> Requirements
Return, without pictures, the lines from the start of the data through the one that contains "const py = y => 1 - y / H;".

§

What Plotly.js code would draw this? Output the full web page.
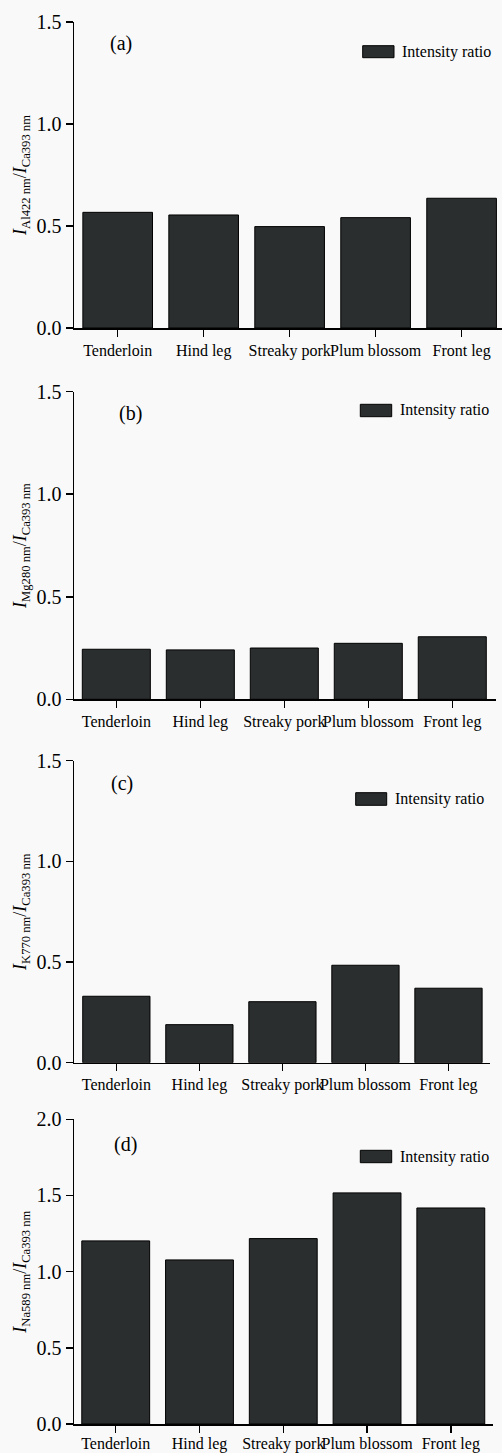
<!DOCTYPE html>
<html>
<head>
<meta charset="utf-8">
<script src="https://cdn.plot.ly/plotly-3.0.1.min.js"></script>
<style>html,body{margin:0;padding:0;background:#f9f9f9;}#chart{width:502px;height:1453px;}</style>
</head>
<body>
<div id="chart"></div>
<script>
// ---- data ----
const categories = ["Tenderloin", "Hind leg", "Streaky pork", "Plum blossom", "Front leg"];
const ratioAl422 = [0.567, 0.554, 0.497, 0.541, 0.636];
const ratioMg280 = [0.244, 0.241, 0.250, 0.273, 0.305];
const ratioK770  = [0.330, 0.189, 0.303, 0.484, 0.370];
const ratioNa589 = [1.202, 1.077, 1.217, 1.517, 1.418];
const panelLabels = ["(a)", "(b)", "(c)", "(d)"];
const yTitles = [
  "<i>I</i><sub>Al422 nm</sub>/<i>I</i><sub>Ca393 nm</sub>",
  "<i>I</i><sub>Mg280 nm</sub>/<i>I</i><sub>Ca393 nm</sub>",
  "<i>I</i><sub>K770 nm</sub>/<i>I</i><sub>Ca393 nm</sub>",
  "<i>I</i><sub>Na589 nm</sub>/<i>I</i><sub>Ca393 nm</sub>"
];
const seriesName = "Intensity ratio";

// ---- layout geometry (pixels) ----
const W = 502, H = 1453;
const FONT = "Liberation Serif, Times New Roman, serif";
const BAR = "#2b2e2f";
const panels = [
  {data: ratioAl422, top: 22,    bottom: 328,    right: 502,   xr: [-0.508, 4.47], yr: [0, 1.5], leg: [362.7, 45.7, 394, 57.7], lab: [121, 43], so: 0},
  {data: ratioMg280, top: 391.7, bottom: 699.3,  right: 495.7, xr: [-0.504, 4.517], yr: [0, 1.5], leg: [360.3, 404.3, 391.7, 416.7], lab: [130, 413], so: 0},
  {data: ratioK770,  top: 760.7, bottom: 1062.7, right: 490,   xr: [-0.51, 4.50], yr: [0, 1.5], leg: [355.7, 792.7, 386.7, 805.3], lab: [122, 784], so: 0},
  {data: ratioNa589, top: 1119.3,bottom: 1424,   right: 492.7, xr: [-0.498, 4.5], yr: [0, 2.0], leg: [360.3, 1150.3, 391.7, 1162.7], lab: [125, 1144], so: -3}
];
const left = 74;
const px = x => x / W;
const py = y => 1 - y / H;

const traces = [];
const layout = {
  width: W, height: H,
  margin: {l: 0, r: 0, t: 0, b: 0},
  paper_bgcolor: "#f9f9f9",
  plot_bgcolor: "#f9f9f9",
  showlegend: false,
  bargap: 0.19,
  font: {family: FONT, color: "#000"},
  shapes: [],
  annotations: []
};

panels.forEach((p, i) => {
  const n = i === 0 ? "" : String(i + 1);
  traces.push({
    type: "bar",
    x: categories,
    y: p.data,
    name: seriesName,
    xaxis: "x" + n,
    yaxis: "y" + n,
    marker: {color: BAR, line: {color: "#000", width: 1}},
    hoverinfo: "x+y"
  });
  layout["xaxis" + n] = {
    domain: [px(left), px(p.right)],
    range: p.xr,
    anchor: "y" + n,
    type: "category",
    showline: true, linecolor: "#000", linewidth: 1.5,
    ticks: "outside", ticklen: 7, tickwidth: 1.5, tickcolor: "#000",
    tickangle: 0,
    ticklabelstandoff: p.so,
    showgrid: false, zeroline: false,
    tickfont: {family: FONT, size: 16, color: "#000"},
    fixedrange: true
  };
  layout["yaxis" + n] = {
    domain: [py(p.bottom), py(p.top)],
    range: p.yr,
    anchor: "x" + n,
    dtick: 0.5, tick0: 0, tickformat: ".1f",
    showline: true, linecolor: "#000", linewidth: 1.5,
    ticks: "outside", ticklen: 7, tickwidth: 1.5, tickcolor: "#000",
    showgrid: false, zeroline: false,
    tickfont: {family: FONT, size: 20, color: "#000"},
    title: {text: yTitles[i], font: {family: FONT, size: 18, color: "#000"}, standoff: 5},
    fixedrange: true
  };
  // legend swatch + text
  layout.shapes.push({
    type: "rect", xref: "paper", yref: "paper",
    x0: px(p.leg[0]), x1: px(p.leg[2]), y0: py(p.leg[3]), y1: py(p.leg[1]),
    fillcolor: BAR, line: {color: "#000", width: 1}
  });
  layout.annotations.push({
    xref: "paper", yref: "paper",
    x: px(p.leg[2] + 6), y: py((p.leg[1] + p.leg[3]) / 2),
    xanchor: "left", yanchor: "middle", showarrow: false,
    text: seriesName, font: {family: FONT, size: 16, color: "#000"}
  });
  layout.annotations.push({
    xref: "paper", yref: "paper",
    x: px(p.lab[0]), y: py(p.lab[1]),
    xanchor: "center", yanchor: "middle", showarrow: false,
    text: panelLabels[i], font: {family: FONT, size: 20, color: "#000"}
  });
});

Plotly.newPlot("chart", traces, layout, {displayModeBar: false, staticPlot: true});
</script>
</body>
</html>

§

> Answer to the task
What Plotly.js code would draw this? Output the full web page.
<!DOCTYPE html>
<html>
<head>
<meta charset="utf-8">
<script src="https://cdn.plot.ly/plotly-3.0.1.min.js"></script>
<style>html,body{margin:0;padding:0;background:#f9f9f9;}#chart{width:502px;height:1453px;}</style>
</head>
<body>
<div id="chart"></div>
<script>
// ---- data ----
const categories = ["Tenderloin", "Hind leg", "Streaky pork", "Plum blossom", "Front leg"];
const ratioAl422 = [0.567, 0.554, 0.497, 0.541, 0.636];
const ratioMg280 = [0.244, 0.241, 0.250, 0.273, 0.305];
const ratioK770  = [0.330, 0.189, 0.303, 0.484, 0.370];
const ratioNa589 = [1.202, 1.077, 1.217, 1.517, 1.418];
const panelLabels = ["(a)", "(b)", "(c)", "(d)"];
const yTitles = [
  "<i>I</i><sub>Al422 nm</sub>/<i>I</i><sub>Ca393 nm</sub>",
  "<i>I</i><sub>Mg280 nm</sub>/<i>I</i><sub>Ca393 nm</sub>",
  "<i>I</i><sub>K770 nm</sub>/<i>I</i><sub>Ca393 nm</sub>",
  "<i>I</i><sub>Na589 nm</sub>/<i>I</i><sub>Ca393 nm</sub>"
];
const seriesName = "Intensity ratio";

// ---- layout geometry (pixels) ----
const W = 502, H = 1453;
const FONT = "Liberation Serif, Times New Roman, serif";
const BAR = "#2b2e2f";
const panels = [
  {data: ratioAl422, top: 22,    bottom: 328,    right: 502,   xr: [-0.508, 4.47], yr: [0, 1.5], leg: [362.7, 45.7, 394, 57.7], lab: [121, 43], so: 0},
  {data: ratioMg280, top: 391.7, bottom: 699.3,  right: 495.7, xr: [-0.504, 4.517], yr: [0, 1.5], leg: [360.3, 404.3, 391.7, 416.7], lab: [130, 413], so: 0},
  {data: ratioK770,  top: 760.7, bottom: 1062.7, right: 490,   xr: [-0.51, 4.50], yr: [0, 1.5], leg: [355.7, 792.7, 386.7, 805.3], lab: [122, 784], so: 0},
  {data: ratioNa589, top: 1119.3,bottom: 1424,   right: 492.7, xr: [-0.498, 4.5], yr: [0, 2.0], leg: [360.3, 1150.3, 391.7, 1162.7], lab: [125, 1144], so: -3}
];
const left = 74;
const px = x => x / W;
const py = y => 1 - y / H;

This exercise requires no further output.